[Saved data entries]

________________

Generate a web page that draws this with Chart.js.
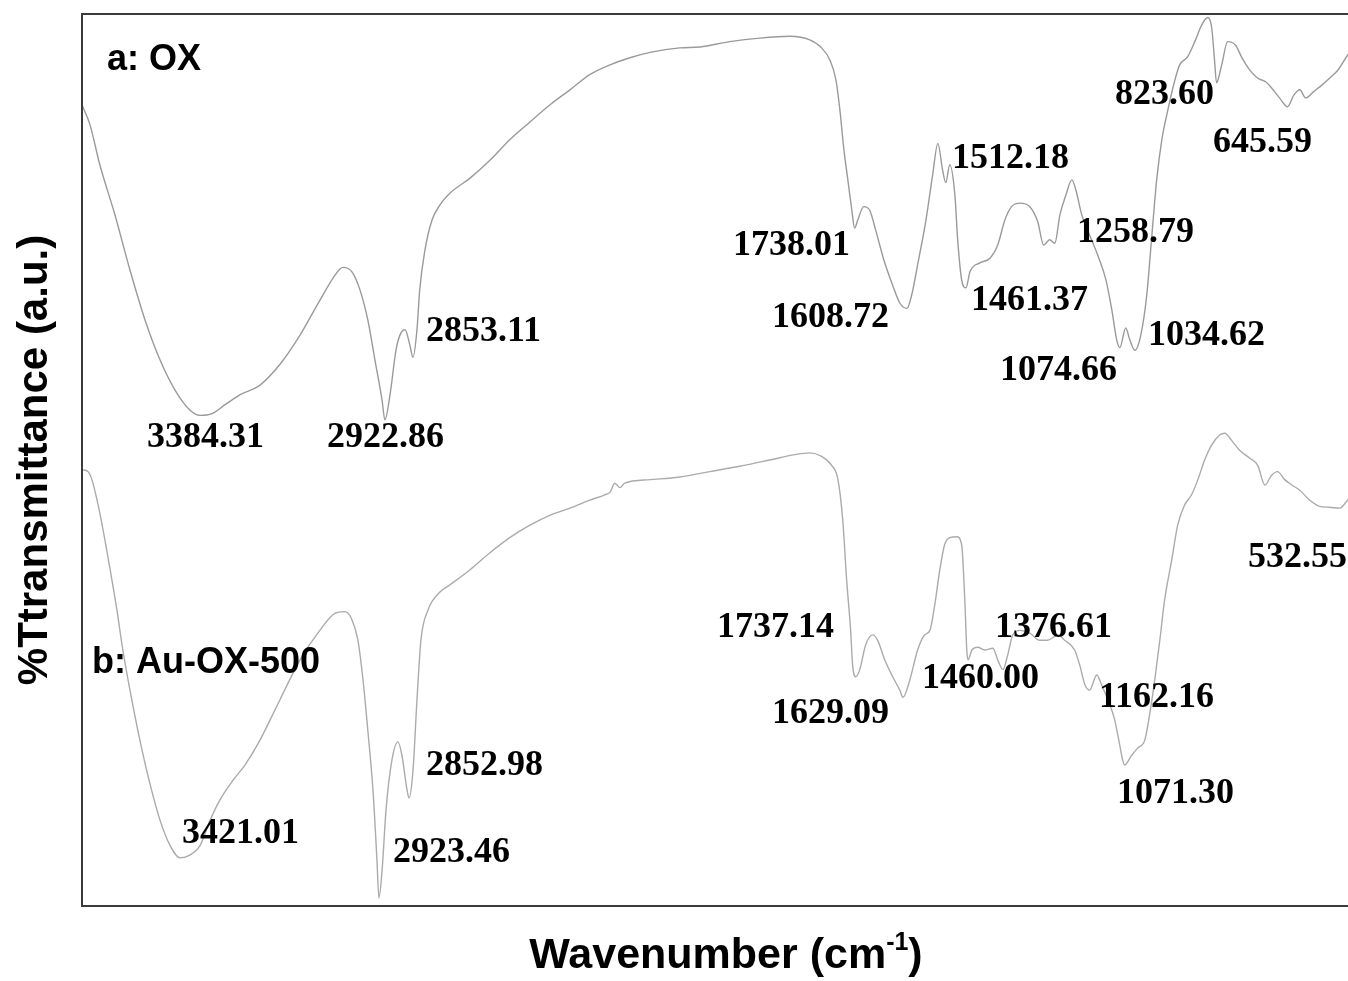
<!DOCTYPE html>
<html lang="en">

<head>
    <meta charset="UTF-8">
    <title>FTIR OX / Au-OX-500</title>
    <style>
        html,
        body {
            margin: 0;
            padding: 0;
            background: #fff;
            overflow: hidden;
        }

        canvas {
            display: block;
        }
    </style>
</head>

<body>

    <canvas id="ftirChart" width="1390" height="981"></canvas>

    <script src="https://cdn.jsdelivr.net/npm/chart.js"></script>

    <script>
        // a: OX
        const oxWavenumber = [
            3687, 3667, 3642, 3604, 3566, 3528, 3490, 3452, 3415, 3389,
            3359, 3326, 3289, 3238, 3188, 3137, 3087, 3049, 3029, 3006,
            2986, 2966, 2948, 2930, 2923, 2910, 2895, 2885, 2872, 2860,
            2852, 2842, 2835, 2822, 2804, 2784, 2759, 2708, 2658, 2608,
            2557, 2507, 2456, 2406, 2355, 2305, 2254, 2179, 2128, 2053,
            1977, 1901, 1851, 1821, 1800, 1785, 1775, 1765, 1755, 1745,
            1738, 1730, 1715, 1700, 1685, 1664, 1642, 1624, 1606, 1594,
            1579, 1558, 1541, 1528, 1516, 1508, 1498, 1485, 1478, 1468,
            1457, 1447, 1422, 1397, 1377, 1359, 1342, 1321, 1296, 1276,
            1261, 1246, 1233, 1220, 1205, 1190, 1180, 1165, 1145, 1125,
            1104, 1089, 1077, 1069, 1054, 1044, 1031, 1016, 1001, 989,
            976, 963, 948, 930, 918, 898, 878, 862, 847, 837,
            830, 825, 812, 797, 777, 761, 741, 721, 701, 686,
            666, 646, 630, 615, 600, 580, 560, 540, 519, 494,
            474
        ];
        const oxTransmittance = [
            89.8, 87.6, 83.1, 77.5, 71.3, 65.7, 61.2, 57.8, 55.6, 55.0,
            55.2, 56.2, 57.3, 58.4, 60.7, 64.0, 67.9, 70.7, 71.6, 71.1,
            69.1, 65.7, 61.2, 56.7, 54.5, 57.3, 62.3, 64.0, 64.6, 62.9,
            61.5, 64.6, 69.1, 73.5, 76.9, 78.6, 79.9, 81.6, 83.6, 85.9,
            87.9, 89.8, 91.5, 93.2, 94.3, 95.1, 95.7, 96.2, 96.3, 96.9,
            97.3, 97.5, 97.1, 96.2, 94.8, 92.6, 89.2, 84.8, 81.4, 78.0,
            76.0, 76.9, 78.4, 78.0, 75.8, 72.4, 69.6, 67.6, 67.0, 68.5,
            71.9, 76.9, 82.0, 85.5, 82.5, 81.1, 83.1, 79.7, 74.7, 70.2,
            69.3, 71.1, 72.1, 72.6, 74.1, 76.9, 78.4, 78.8, 78.4, 76.7,
            74.1, 74.7, 74.3, 77.5, 79.7, 81.4, 80.3, 77.5, 75.2, 73.0,
            70.2, 66.8, 63.5, 62.6, 64.8, 63.5, 62.3, 64.0, 68.5, 74.7,
            81.4, 85.9, 89.2, 92.6, 94.3, 95.2, 97.1, 98.8, 99.6, 98.4,
            94.8, 92.3, 94.3, 96.9, 96.5, 95.1, 93.7, 92.8, 92.4, 91.7,
            90.6, 89.6, 90.9, 91.5, 90.6, 91.3, 92.0, 92.8, 93.7, 95.4,
            96.5
        ];

        // b: Au-OX-500
        const auWavenumber = [
            3687, 3672, 3662, 3649, 3634, 3616, 3599, 3584, 3566, 3541,
            3515, 3490, 3465, 3440, 3415, 3389, 3364, 3339, 3306, 3276,
            3238, 3188, 3137, 3087, 3049, 3024, 3006, 2991, 2978, 2966,
            2953, 2943, 2938, 2930, 2920, 2905, 2890, 2880, 2867, 2862,
            2852, 2842, 2832, 2814, 2784, 2759, 2708, 2658, 2608, 2557,
            2507, 2456, 2406, 2368, 2355, 2343, 2330, 2318, 2254, 2179,
            2103, 2028, 1952, 1889, 1851, 1821, 1796, 1780, 1768, 1758,
            1748, 1743, 1735, 1725, 1710, 1692, 1680, 1662, 1642, 1624,
            1616, 1599, 1579, 1561, 1548, 1536, 1523, 1511, 1498, 1480,
            1468, 1460, 1455, 1452, 1442, 1427, 1410, 1389, 1377, 1364,
            1352, 1339, 1321, 1296, 1271, 1251, 1225, 1208, 1183, 1170,
            1157, 1145, 1127, 1115, 1099, 1082, 1069, 1062, 1057, 1039,
            1024, 1006, 994, 981, 968, 956, 938, 923, 905, 888,
            872, 855, 837, 817, 804, 787, 767, 741, 721, 703,
            686, 671, 653, 635, 615, 590, 565, 540, 514, 494,
            474
        ];
        const auTransmittance = [
            48.9, 48.7, 47.8, 45.5, 42.2, 37.7, 33.2, 28.7, 24.2, 18.6,
            13.6, 9.6, 6.8, 5.4, 5.7, 6.8, 9.6, 11.9, 14.1, 15.8,
            18.6, 23.1, 27.6, 30.9, 32.8, 33.0, 32.1, 29.8, 25.3, 19.7,
            13.0, 5.2, 0.9, 4.0, 10.8, 16.4, 18.4, 16.9, 13.0, 12.1,
            15.2, 23.1, 29.8, 33.2, 35.2, 36.0, 37.7, 39.6, 41.3, 42.7,
            43.8, 44.6, 45.5, 46.1, 46.4, 47.4, 46.9, 47.4, 47.8, 48.1,
            48.7, 49.3, 50.0, 50.6, 50.8, 50.4, 49.4, 47.8, 43.3, 36.5,
            30.9, 27.0, 25.7, 26.5, 29.3, 30.4, 29.8, 27.6, 25.7, 24.2,
            23.4, 25.3, 28.7, 30.4, 30.9, 33.7, 37.7, 40.5, 41.3, 41.4,
            40.5, 34.3, 28.7, 27.6, 28.7, 29.0, 28.7, 28.9, 27.6, 26.5,
            28.1, 30.4, 30.9, 30.6, 29.8, 29.8, 30.4, 29.8, 28.7, 27.0,
            24.8, 24.2, 25.9, 24.8, 23.1, 20.9, 18.0, 16.4, 15.8, 16.9,
            17.7, 18.6, 21.4, 25.3, 29.8, 34.3, 38.8, 42.7, 45.0, 46.1,
            47.8, 50.0, 51.7, 52.8, 53.0, 52.2, 51.1, 50.2, 49.4, 47.2,
            48.3, 48.7, 47.8, 47.2, 46.6, 45.5, 44.8, 44.7, 44.6, 45.5,
            46.1
        ];

        // 피크 라벨 (텍스트만, 위치는 아래 플러그인에서)
        const oxPeaks = ['3384.31', '2922.86', '2853.11', '1738.01', '1608.72', '1512.18',
            '1461.37', '1258.79', '1074.66', '1034.62', '823.60', '645.59'];
        const auPeaks = ['3421.01', '2923.46', '2852.98', '1737.14', '1629.09', '1460.00',
            '1376.61', '1162.16', '1071.30', '532.55'];

        const toPoints = (xs, ys) => xs.map((x, i) => ({ x: x, y: ys[i] }));

        // label placement, px offset from chart area top-left
        const oxPeakPos = [[65, 433], [245, 433], [344, 327], [651, 241], [690, 313], [870, 154],
            [889, 296], [995, 228], [918, 366], [1066, 331], [1033, 90], [1131, 138]];
        const auPeakPos = [[100, 829], [311, 848], [344, 761], [635, 623], [690, 709], [840, 674],
            [913, 623], [1017, 693], [1035, 789], [1166, 553]];

        const annotate = {
            id: 'annotate',
            afterDraw(chart) {
                const ctx = chart.ctx;
                const a = chart.chartArea;
                ctx.save();

                // frame
                ctx.strokeStyle = '#3a3a3a';
                ctx.lineWidth = 2;
                ctx.strokeRect(a.left, a.top, a.right - a.left, a.bottom - a.top);

                ctx.fillStyle = '#000';
                ctx.textAlign = 'left';
                ctx.textBaseline = 'alphabetic';

                ctx.font = 'bold 36px "Liberation Serif", "Times New Roman", serif';
                oxPeaks.forEach((t, i) => ctx.fillText(t, a.left + oxPeakPos[i][0], a.top + oxPeakPos[i][1]));
                auPeaks.forEach((t, i) => ctx.fillText(t, a.left + auPeakPos[i][0], a.top + auPeakPos[i][1]));

                ctx.font = 'bold 36px "Liberation Sans", Arial, sans-serif';
                ctx.fillText('a: OX', a.left + 25, a.top + 56);
                ctx.fillText('b: Au-OX-500', a.left + 10, a.top + 659);

                // x axis title with superscript
                const main = 'Wavenumber (cm';
                const sup = '-1';
                const tail = ')';
                ctx.font = 'bold 43px "Liberation Sans", Arial, sans-serif';
                const w1 = ctx.measureText(main).width;
                const w3 = ctx.measureText(tail).width;
                ctx.font = 'bold 25px "Liberation Sans", Arial, sans-serif';
                const w2 = ctx.measureText(sup).width;
                let x = 726 - (w1 + w2 + w3) / 2;
                const base = 968;
                ctx.font = 'bold 43px "Liberation Sans", Arial, sans-serif';
                ctx.fillText(main, x, base);
                x += w1;
                ctx.font = 'bold 25px "Liberation Sans", Arial, sans-serif';
                ctx.fillText(sup, x, base - 18);
                x += w2;
                ctx.font = 'bold 43px "Liberation Sans", Arial, sans-serif';
                ctx.fillText(tail, x, base);

                // y axis title
                ctx.translate(35, 460);
                ctx.rotate(-Math.PI / 2);
                ctx.textAlign = 'center';
                ctx.textBaseline = 'middle';
                ctx.font = 'bold 42px "Liberation Sans", Arial, sans-serif';
                ctx.fillText('%Ttransmittance (a.u.)', 0, 0);

                ctx.restore();
            }
        };

        const ctx = document.getElementById('ftirChart').getContext('2d');
        const ftirChart = new Chart(ctx, {
            type: 'line',
            data: {
                datasets: [{
                    label: 'a: OX',
                    data: toPoints(oxWavenumber, oxTransmittance),
                    borderColor: '#9a9a9a',
                    borderWidth: 1.4,
                    pointRadius: 0,
                    fill: false,
                    cubicInterpolationMode: 'monotone'
                }, {
                    label: 'b: Au-OX-500',
                    data: toPoints(auWavenumber, auTransmittance),
                    borderColor: '#ababab',
                    borderWidth: 1.4,
                    pointRadius: 0,
                    fill: false,
                    cubicInterpolationMode: 'monotone'
                }]
            },
            options: {
                responsive: false,
                animation: false,
                layout: {
                    padding: { left: 82, top: 14, right: 5, bottom: 75 }
                },
                plugins: {
                    legend: { display: false },
                    tooltip: { enabled: false }
                },
                scales: {
                    x: {
                        type: 'linear',
                        reverse: true,
                        min: 400,
                        max: 3687,
                        display: false
                    },
                    y: {
                        min: 0,
                        max: 100,
                        display: false
                    }
                }
            },
            plugins: [annotate]
        });
    </script>

</body>

</html>
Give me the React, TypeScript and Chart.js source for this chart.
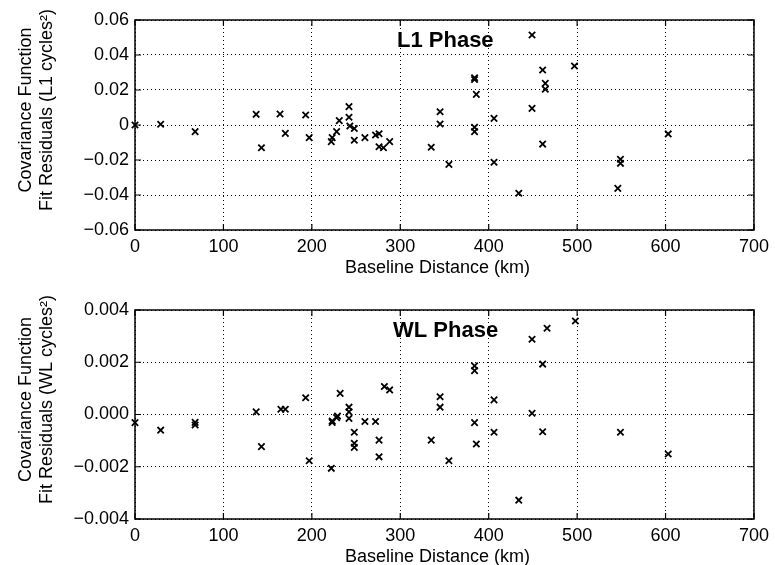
import React, { useEffect, useRef } from "react";
import { Chart, registerables } from "chart.js";

Chart.register(...registerables);

// ---------- data ----------
const kmL1 = [0, 29, 68, 137, 143, 164, 170, 193, 197, 222, 223, 228, 231, 242, 242, 243, 248, 248, 260, 272, 276, 276, 281, 288, 335, 345, 345, 355, 384, 384, 386, 384, 384, 406, 406, 434, 449, 449, 461, 464, 464, 461, 497, 549, 549, 546, 603];
const resL1 = [0, 0.0004, -0.0038, 0.0061, -0.013, 0.0063, -0.0048, 0.0057, -0.0072, -0.0095, -0.0072, -0.0038, 0.0025, 0.0105, 0.0044, -0.0006, -0.002, -0.0087, -0.0072, -0.0057, -0.005, -0.0124, -0.013, -0.0095, -0.0127, 0.0076, 0.0006, -0.0225, 0.027, 0.026, 0.0175, -0.0013, -0.0038, 0.0038, -0.0213, -0.039, 0.0514, 0.0095, 0.0314, 0.0238, 0.0204, -0.0109, 0.0337, -0.0196, -0.0219, -0.0362, -0.0051];

const kmWL = [0, 29, 68, 68, 137, 143, 165, 170, 193, 197, 222, 223, 223, 228, 229, 232, 242, 242, 242, 248, 248, 248, 260, 272, 276, 276, 282, 288, 335, 345, 345, 355, 384, 384, 384, 386, 406, 406, 434, 449, 449, 466, 461, 461, 498, 549, 603];
const resWL = [-0.00031, -0.0006, -0.0003, -0.0004, 0.0001, -0.00123, 0.0002, 0.0002, 0.00064, -0.00177, -0.00206, -0.0003, -0.00025, -0.00012, -0.00006, 0.00081, 0.00028, 0.0001, -0.00015, -0.00068, -0.0011, -0.00126, -0.00027, -0.00027, -0.00098, -0.00162, 0.00107, 0.00094, -0.00098, 0.00068, 0.00028, -0.00177, 0.00186, 0.00168, -0.00031, -0.00113, 0.00056, -0.00068, -0.00328, 0.00288, 0.00005, 0.0033, 0.00193, -0.00066, 0.00358, -0.00068, -0.00151];

const xTicks = [0, 100, 200, 300, 400, 500, 600, 700];
const xTickLabels = ["0", "100", "200", "300", "400", "500", "600", "700"];

const yTicksL1 = [-0.06, -0.04, -0.02, 0, 0.02, 0.04, 0.06];
const yTickLabelsL1 = ["\u22120.06", "\u22120.04", "\u22120.02", "0", "0.02", "0.04", "0.06"];

const yTicksWL = [-0.004, -0.002, 0, 0.002, 0.004];
const yTickLabelsWL = ["\u22120.004", "\u22120.002", "0.000", "0.002", "0.004"];

const xTitle = "Baseline Distance (km)";
const yTitleL1 = ["Covariance Function", "Fit Residuals (L1 cycles\u00B2)"];
const yTitleWL = ["Covariance Function", "Fit Residuals (WL cycles\u00B2)"];

const FONT = "'Liberation Sans', Arial, Helvetica, sans-serif";

type PanelProps = {
  km: number[];
  res: number[];
  yTicks: number[];
  yLabels: string[];
  yTitle: string[];
  label: string;
  labelX: number; // left edge of label in px from chart left
  labelBaseline: number; // px from chart top
  top: number;
  height: number;
  padTop: number;
  xAxisH: number;
};

function Panel(p: PanelProps) {
  const ref = useRef<HTMLCanvasElement | null>(null);
  useEffect(() => {
    if (!ref.current) return;
    const yMin = p.yTicks[0];
    const yMax = p.yTicks[p.yTicks.length - 1];
    const framePlugin = {
      id: "frame",
      afterDraw(chart: any) {
        const ctx = chart.ctx;
        const a = chart.chartArea;
        const xs = chart.scales.x;
        const ys = chart.scales.y;
        ctx.save();
        ctx.strokeStyle = "#000";
        ctx.lineWidth = 1.5;
        ctx.setLineDash([]);
        ctx.strokeRect(a.left, a.top, a.right - a.left, a.bottom - a.top);
        ctx.lineWidth = 1.2;
        const tl = 6;
        ctx.beginPath();
        xTicks.forEach((v) => {
          const x = xs.getPixelForValue(v);
          ctx.moveTo(x, a.bottom);
          ctx.lineTo(x, a.bottom - tl);
          ctx.moveTo(x, a.top);
          ctx.lineTo(x, a.top + tl);
        });
        p.yTicks.forEach((v) => {
          const y = ys.getPixelForValue(v);
          ctx.moveTo(a.left, y);
          ctx.lineTo(a.left + tl, y);
          ctx.moveTo(a.right, y);
          ctx.lineTo(a.right - tl, y);
        });
        ctx.stroke();

        ctx.fillStyle = "#000";
        // x title
        ctx.font = `18px ${FONT}`;
        ctx.textAlign = "center";
        ctx.textBaseline = "middle";
        ctx.fillText(xTitle, (a.left + a.right) / 2 - 7, a.bottom + 38.5);
        // y title (rotated)
        const cy = (a.top + a.bottom) / 2 - 15;
        ctx.save();
        ctx.translate(26, cy);
        ctx.rotate(-Math.PI / 2);
        ctx.fillText(p.yTitle[0], 0, 0);
        ctx.restore();
        ctx.save();
        ctx.translate(47, cy);
        ctx.rotate(-Math.PI / 2);
        ctx.fillText(p.yTitle[1], 0, 0);
        ctx.restore();
        // panel label
        ctx.font = `bold 22px ${FONT}`;
        ctx.textAlign = "left";
        ctx.textBaseline = "alphabetic";
        ctx.fillText(p.label, a.left + p.labelX, a.top + p.labelBaseline);
        ctx.restore();
      },
    };
    const chart = new Chart(ref.current, {
      type: "scatter",
      data: {
        datasets: [
          {
            data: p.km.map((k, i) => ({ x: k, y: p.res[i] })),
            pointStyle: "crossRot",
            pointRadius: 4.5,
            pointBorderWidth: 1.8,
            borderColor: "#000",
            backgroundColor: "#000",
            clip: false as any,
          },
        ],
      },
      options: {
        animation: false,
        responsive: false,
        devicePixelRatio: 1,
        layout: { padding: { top: p.padTop, right: 17, left: 0, bottom: 0 } },
        plugins: { legend: { display: false }, tooltip: { enabled: false } },
        scales: {
          x: {
            type: "linear",
            min: 0,
            max: 700,
            afterBuildTicks: (s: any) => {
              s.ticks = xTicks.map((v) => ({ value: v }));
            },
            afterFit: (s: any) => {
              s.height = p.xAxisH;
            },
            ticks: {
              color: "#000",
              font: { size: 18, family: FONT },
              padding: 6,
              maxRotation: 0,
              autoSkip: false,
              callback: (_v: any, i: number) => xTickLabels[i],
            },
            grid: { color: "#000", lineWidth: 1, drawTicks: false },
            border: { display: false, dash: [1, 3] },
          },
          y: {
            type: "linear",
            min: yMin,
            max: yMax,
            afterBuildTicks: (s: any) => {
              s.ticks = p.yTicks.map((v) => ({ value: v }));
            },
            afterFit: (s: any) => {
              s.width = 135;
            },
            ticks: {
              color: "#000",
              font: { size: 18, family: FONT },
              padding: 6,
              autoSkip: false,
              callback: (_v: any, i: number) => p.yLabels[i],
            },
            grid: { color: "#000", lineWidth: 1, drawTicks: false },
            border: { display: false, dash: [1, 3] },
          },
        },
      },
      plugins: [framePlugin],
    } as any);
    return () => chart.destroy();
  }, []);
  return (
    <canvas
      ref={ref}
      width={775}
      height={p.height}
      style={{ position: "absolute", left: 0, top: p.top, width: 775, height: p.height }}
    />
  );
}

export default function App() {
  return (
    <div style={{ position: "fixed", left: 0, top: 0, width: 775, height: 565, background: "#fff", overflow: "hidden" }}>
      <Panel
        km={kmL1}
        res={resL1}
        yTicks={yTicksL1}
        yLabels={yTickLabelsL1}
        yTitle={yTitleL1}
        label="L1 Phase"
        labelX={262}
        labelBaseline={27}
        top={0}
        height={282}
        padTop={20}
        xAxisH={52}
      />
      <Panel
        km={kmWL}
        res={resWL}
        yTicks={yTicksWL}
        yLabels={yTickLabelsWL}
        yTitle={yTitleWL}
        label="WL Phase"
        labelX={258}
        labelBaseline={27}
        top={282}
        height={283}
        padTop={28}
        xAxisH={46}
      />
    </div>
  );
}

________________

* Task instructions *
Read the data above and pull out each line that holds the string "this".

* Reply *
Generate a web page that draws this with Chart.js.
Give me the React, TypeScript and Chart.js source for this chart.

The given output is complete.